-- START --

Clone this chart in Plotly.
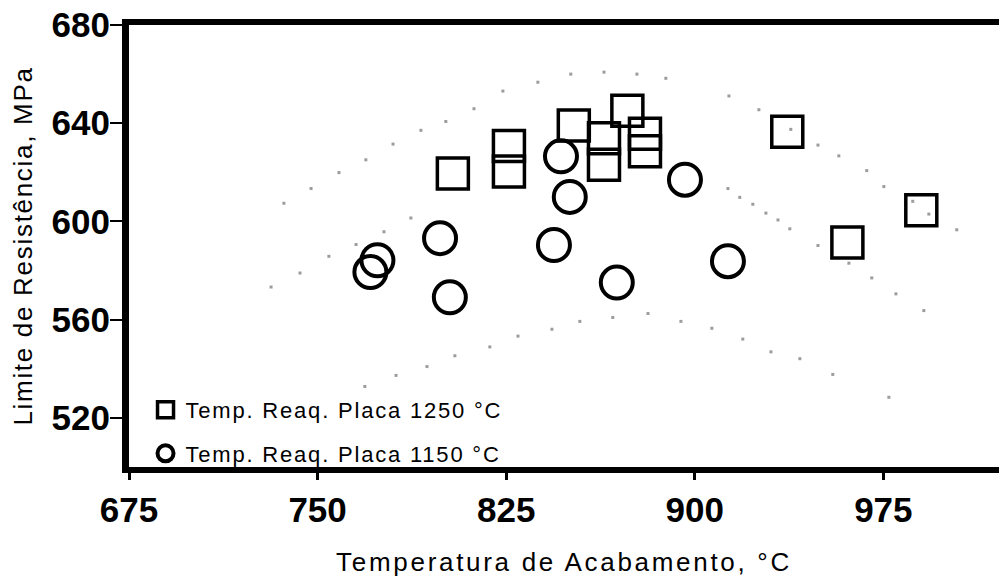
import plotly.graph_objects as go

# --- data ---
# Temp. Reaq. Placa 1250 °C  (open squares)
sq_temp = [803.8, 826.1, 826.1, 851.9, 873.2, 863.9, 863.9, 880.2, 880.2, 936.8, 960.7, 990.1]
sq_lr = [619.5, 630.7, 620.3, 639.1, 645.1, 633.9, 623.1, 635.7, 628.6, 636.5, 591.4, 604.6]

# Temp. Reaq. Placa 1150 °C  (open circles)
ci_temp = [846.8, 850.3, 896.1, 798.7, 844.0, 802.6, 869.0, 773.8, 771.0, 913.2]
ci_lr = [626.5, 610.0, 617.0, 593.2, 590.4, 569.1, 575.1, 584.2, 579.4, 583.8]

# dotted grey curves (upper band, middle curve, lower band)
up_temp = [736.6, 747.4, 758.5, 769.2, 780.0, 791.1, 801.0, 812.2, 823.7, 837.6, 850.7, 863.9,
           877.0, 888.5, 913.6, 925.5, 938.2, 949.0, 957.3, 968.4, 975.2, 986.7, 993.1, 1004.2]
up_lr = [607.4, 613.4, 619.9, 625.1, 631.5, 637.1, 640.7, 645.9, 653.1, 656.7, 660.0, 660.8,
         660.0, 658.3, 651.1, 645.5, 637.5, 631.1, 626.7, 620.7, 614.2, 608.2, 603.0, 596.6]

mid_temp = [731.5, 743.0, 754.5, 765.3, 776.4, 787.1, 913.2, 917.9, 923.1, 928.3, 933.1, 937.8,
            949.0, 961.3, 970.4, 980.0, 991.1]
mid_lr = [573.3, 579.0, 585.8, 590.6, 595.8, 601.4, 613.4, 609.8, 607.0, 603.4, 600.6, 597.0,
          590.2, 583.0, 577.0, 570.5, 563.7]

low_temp = [768.8, 781.2, 793.5, 804.6, 818.5, 829.7, 843.2, 854.3, 867.4, 881.4, 894.5, 906.8,
            919.1, 930.3, 941.8, 954.9, 977.2]
low_lr = [532.8, 537.3, 540.9, 545.3, 548.9, 553.3, 556.1, 559.3, 560.9, 562.5, 559.3, 556.5,
          552.1, 546.9, 544.1, 537.7, 528.4]

x_ticks = [675, 750, 825, 900, 975]
y_ticks = [520, 560, 600, 640, 680]

FONT = "Liberation Sans, Arial, sans-serif"

fig = go.Figure()

for xs, ys in [(up_temp, up_lr), (mid_temp, mid_lr), (low_temp, low_lr)]:
    fig.add_trace(go.Scatter(
        x=xs, y=ys, mode="markers", showlegend=False, hoverinfo="skip",
        marker=dict(symbol="square", size=3, color="#9c9c9c", line=dict(width=0)),
    ))

fig.add_trace(go.Scatter(
    x=sq_temp, y=sq_lr, mode="markers",
    name='<span style="letter-spacing:1.8px">Temp. Reaq. Placa 1250 °C</span>',
    legendgroup="a",
    marker=dict(symbol="square-open", size=31, color="black", line=dict(width=3.5, color="black")),
))
fig.add_trace(go.Scatter(
    x=ci_temp, y=ci_lr, mode="markers",
    name='<span style="letter-spacing:1.8px">Temp. Reaq. Placa 1150 °C</span>',
    legendgroup="b",
    marker=dict(symbol="circle-open", size=32, color="black", line=dict(width=4, color="black")),
))

fig.update_layout(
    width=999, height=577,
    margin=dict(l=129, r=0, t=25, b=103),
    paper_bgcolor="white", plot_bgcolor="white",
    font=dict(family=FONT, color="black"),
    showlegend=True,
    legend=dict(
        x=0.019, xanchor="left", y=-0.018, yanchor="bottom",
        bgcolor="rgba(0,0,0,0)", borderwidth=0,
        font=dict(family=FONT, size=22, color="black"),
        tracegroupgap=12, traceorder="grouped",
    ),
    xaxis=dict(
        range=[675, 1021], tickvals=x_ticks, ticktext=[str(v) for v in x_ticks],
        showline=True, linewidth=6, linecolor="black", mirror=True,
        ticks="outside", ticklen=7, tickwidth=3, tickcolor="black",
        tickfont=dict(family=FONT, size=35, weight="bold", color="black"),
        showgrid=False, zeroline=False,
        title=dict(text='<span style="letter-spacing:2.7px">Temperatura de Acabamento, °C</span>',
                   font=dict(family=FONT, size=26, color="black"), standoff=30),
    ),
    yaxis=dict(
        range=[500, 680], tickvals=y_ticks, ticktext=[str(v) for v in y_ticks],
        showline=True, linewidth=7, linecolor="black", mirror=False,
        ticks="outside", ticklen=12, tickwidth=2, tickcolor="black",
        ticklabelstandoff=-7,
        tickfont=dict(family=FONT, size=35, weight="bold", color="black"),
        showgrid=False, zeroline=False,
        title=dict(text='<span style="letter-spacing:1.7px">Limite de Resistência, MPa</span>',
                   font=dict(family=FONT, size=26, color="black"), standoff=14),
    ),
)

fig.write_html("out.html", config={"displayModeBar": False},
               post_script="document.body.style.margin='0';")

-- END --

*Task details:* Repeat, with no pictures, each line from the beginning of the data through the line containing "import plotly.graph_objects as go", inclusive.

*Response:*
Clone this chart in Plotly.
import plotly.graph_objects as go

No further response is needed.